On March 26, 2020, Attorney General William Barr’s memo to Bureau of Prisons (BOP) Director Michael Carvajal stated that even more needed to be done and noted that one of the most effective “tools to manage prison population and keep inmates safe is the ability to grant certain eligible prisoners home confinement in certain circumstances.” Since then, the BOP has transitioned over 7,700 inmates to home confinement from prison to complete their sentence. While many of those had under a year remaining on their sentence, some have years to go with release dates of 2024 and beyond.  The expectation of those placed on home confinement was that their sentence would be served under these same conditions, but a case out of the District of Columbia sheds light on what may lie ahead for some who are on home confinement ... that could include a return to prison....

[In litigation over a compassionate release motion] Michael P. McCarthy of the Department of Justice’s Criminal Division Fraud Section [stated in court] ... "the BOP's program [home confinement under the Barr memo], it's a transfer until the end of the pandemic and then a return to prison if the pandemic is declared over."...

While everyone wants an end to the pandemic, those on home confinement may be told that they will be returning to prison ... or they could be asked to be immunized in order to return .... or the inmate could refuse immunization .... or the inmate may have only a few months remaining by the end of the pandemic and might file an appeal.  If people think the courts are bogged down with compassionate release cases now, wait until a return to prison is announced for those on home confinement.

I asked Jack Donson, a retired BOP corrections specialist, about the prospect of such an action.  Donson told me, “Before COVID-19, home confinement was limited to the lesser of 6 months or 10% of the sentence, aside from the Elderly Offender program but the CARES Act removed that cap so we have never had a situation where people were potentially on home confinement for years.  Nobody knows how this will play out but it has been taxing to the BOP to get people out of prison, I can only imagine that it would be even more taxing to get them back in, especially in light of the June 2020, target population reductions in the Low and Minimum security facilities.
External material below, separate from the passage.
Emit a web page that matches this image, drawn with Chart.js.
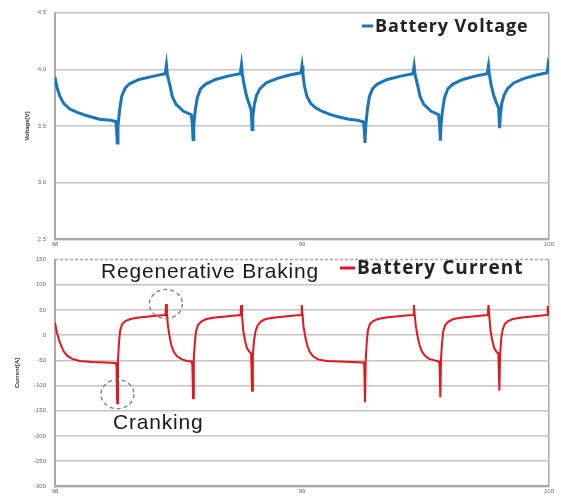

Because of the opaque nature of BOP work and data, it is difficult to tell just how many persons have been transferred into home confinement and what percentage of these persons might have long enough still remain on their original sentences to perhaps prompt DOJ to seek their return to prison whenever the pandemic if over.  Sadly, I fear we are still many, many months away from returning to anything we might call post-pandemic normal prison operations, and so the need to start answering the question in the title of this post may still be a long way off.  But, as this Forbes piece highlights, it is probably not too early to start thinking about some of the legal and practical challenges that will come whenever we are "lucky" enough to return to "normal" in the federal prison section of incarceration nation.